Monsieur le Président, Monsieur le Ministre, Chers collègues,
Laisserons-nous l'avenir énergétique de notre pays être écrit par quelques patrons de groupes industriels dont la plume est tenue par des fonds d'investissement versatiles et âpres au gain ? Tel est l'enjeu de l'examen de ce projet de loi qui n'est que le fruit de la volonté d'un cercle d'initiés. Les critiques et l'avis des organisations de salariés, l'opinion des élus locaux, des associations de consommateurs ont été ignorées. Aucune consultation digne de ce nom n'a été organisée dans le pays. Les représentants de la Nation que nous sommes sont privés de certaines informations et se voient ainsi refuser l'accès à l'intégralité de l'avis transmis par la Commission de Bruxelles sur la fusion-privatisation GDF-Suez, opération que prépare le texte qui nous est soumis.

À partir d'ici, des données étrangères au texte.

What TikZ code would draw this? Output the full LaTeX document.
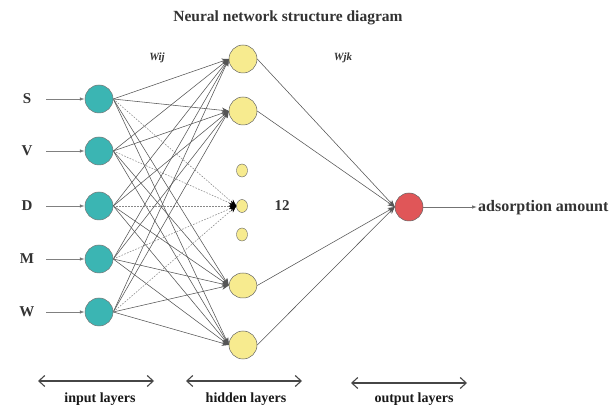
\documentclass[tikz,border=0pt]{standalone}
\usepackage{fontspec}
\setmainfont{Liberation Serif}
\usetikzlibrary{arrows.meta,shapes.geometric}
\definecolor{tealin}{RGB}{59,181,179}
\definecolor{yellowh}{RGB}{247,235,143}
\definecolor{redout}{RGB}{224,86,88}
\definecolor{edgegray}{RGB}{85,85,85}
\tikzset{
  innode/.style={ellipse,draw=edgegray!80,line width=0.5pt,fill=tealin,minimum width=28pt,minimum height=28pt,inner sep=0pt},
  hidnode/.style={ellipse,draw=gray!80!black,line width=0.5pt,fill=yellowh,minimum width=28pt,minimum height=28pt,inner sep=0pt},
  dotnode/.style={ellipse,draw=gray!80!black,line width=0.4pt,fill=yellowh,minimum width=11pt,minimum height=13pt,inner sep=0pt},
  outnode/.style={ellipse,draw=gray!80!black,line width=0.5pt,fill=redout,minimum width=28pt,minimum height=28pt,inner sep=0pt},
  conn/.style={draw=edgegray,line width=0.55pt,-{Stealth[length=7pt,width=5.5pt]}},
  dconn/.style={draw=edgegray!70,line width=0.55pt,dash pattern=on 1.6pt off 1.4pt,-{Stealth[length=7pt,width=5.5pt,color=black,fill=black]}},
  inarrow/.style={draw=gray,line width=0.8pt,-{Latex[length=5pt,width=3.5pt,fill=black]}},
  lbl/.style={font=\bfseries\fontsize{15}{17}\selectfont,text=black!80},
  layerarrow/.style={draw=gray!55!black,line width=1.1pt,{Straight Barb[length=6pt,width=11pt]}-{Straight Barb[length=6pt,width=11pt]}},
  layerlbl/.style={font=\bfseries\fontsize{14}{16}\selectfont,text=black!90},
}
\begin{document}
\begin{tikzpicture}[x=1pt,y=-1pt]
\useasboundingbox[fill=white] (0,0) rectangle (614,406);
% title
\node[font=\bfseries\fontsize{15.5}{18}\selectfont,text=black!80] (title) at (288,18) {Neural network structure diagram};
\node[font=\bfseries\itshape\fontsize{11}{13}\selectfont,text=black!80] (wij) at (157,58) {Wij};
\node[font=\bfseries\itshape\fontsize{11}{13}\selectfont,text=black!80] (wjk) at (343,58) {Wjk};
% input nodes
\foreach \n/\y/\t in {1/99/S,2/151/V,3/206/D,4/259/M,5/312/W}{
  \node[innode] (i\n) at (99,\y) {};
  \node[lbl] (l\n) at (27,\y) {\t};
  \coordinate (s\n) at (46,\y);
  \draw[inarrow] (s\n) -- (i\n.west);
}
% hidden nodes
\node[hidnode] (h1) at (243,59) {};
\node[hidnode] (h2) at (243,111) {};
\node[hidnode,minimum height=25pt] (h3) at (243,285.5) {};
\node[hidnode] (h4) at (243,345) {};
\node[dotnode] (d1) at (242,170.5) {};
\node[dotnode] (d2) at (242,206) {};
\node[dotnode] (d3) at (242,234.5) {};
\node[font=\bfseries\fontsize{15}{17}\selectfont,text=black!80] (twelve) at (282,206) {12};
% output node
\node[outnode] (o) at (409,207) {};
\coordinate (oend) at (477,207);
\draw[inarrow,draw=gray!90!black] (o.east) -- (oend);
\node[font=\bfseries\fontsize{16}{18}\selectfont,text=black!80,anchor=west,inner sep=0pt] (res) at (478,208) {adsorption amount};
% input -> hidden
\foreach \i in {1,...,5}{
  \foreach \h in {1,...,4}{
    \draw[conn] (i\i.east) -- (h\h.west);
  }
  \draw[dconn] (i\i.east) -- (d2.west);
}
% hidden -> output
\foreach \h in {1,...,4}{
  \draw[conn] (h\h.east) -- (o.west);
}
% layer arrows
\coordinate (a1) at (38,381); \coordinate (a2) at (154,381);
\coordinate (b1) at (186,381); \coordinate (b2) at (302,381);
\coordinate (c1) at (351,383); \coordinate (c2) at (467,383);
\draw[layerarrow] (a1) -- (a2);
\draw[layerarrow] (b1) -- (b2);
\draw[layerarrow] (c1) -- (c2);
\node[layerlbl] (t1) at (100,399) {input layers};
\node[layerlbl] (t2) at (246,399) {hidden layers};
\node[layerlbl] (t3) at (414,399) {output layers};
\end{tikzpicture}
\end{document}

La fin de la maîtrise, par l'Etat, des prix de l'énergie
Ces méthodes technocratiques sont inadmissibles, quand les 17 articles que vous voulez faire avaliser, monsieur le Ministre, concernent le quotidien des 28 millions d'usagers d'EDF et des 13,8 millions d'abonnés à GDF. C'est-à-dire la quasi-totalité des foyers de notre pays, toutes ses collectivités locales et ses administrations, ainsi que la plupart des entreprises françaises, actuellement préoccupées par le poids de leur facture énergétique. Avec les mesures que vous proposez, il s'agit bel et bien de la déréglementation totale du service public du gaz et de l'électricité. Ce qui est programmé, c'est la fin de la maîtrise, par l'Etat, des prix de l'énergie, le renoncement au principe de la péréquation permettant une tarif unique sur l'ensemble du territoire, à un coût relativement limité. Vous mettez en avant votre titre premier portant sur le maintien des tarifs régulés et la tarification sociale. Mon collègue Daniel Paul soulignera l'inconsistance et la duplicité de ces dispositions. Nos concitoyens, qui souffrent déjà des hausses répétées de l'énergie, risquent de faire douloureusement les frais de votre entêtement à libéraliser et à privatiser coûte que coûte, sans jamais apporter le moindre début de preuve du bienfait de tels choix pour les ménages et pour la société. Car on attend toujours un bilan étayé sur les conséquences des premières applications des directives européennes d'ouverture à la concurrence et des expériences de privatisation, en France, en Europe ou en Californie. Dans ce dernier Etat, la déréglementation a entraîné des augmentations allant jusqu'à 500 %. En France, les gros industriels qui ont choisi de quitter les tarifs régulés ont eu à supporter une hausse de 30 % par an. Votre texte, qui autorise le démantèlement et la soumission à la bourse de Gaz de France, qui organise une rivalité meurtrière et destructrice avec EDF, qui livre chaque usager à la jungle de la concurrence dans un marché que domineront des oligopoles avides de profits, ce texte signifie l'abandon d'une politique énergétique exercée dans l'intérêt de la Nation. C'est le torpillage d'un mode d'organisation qui, depuis 60 ans, est parvenu à soutenir efficacement le développement économique et social de notre pays. Le général de Gaulle avait une vision juste et toujours actuelle quand il choisit, en 1946, de protéger le secteur de l'énergie de l'affairisme par la création d'EDF et de GDF.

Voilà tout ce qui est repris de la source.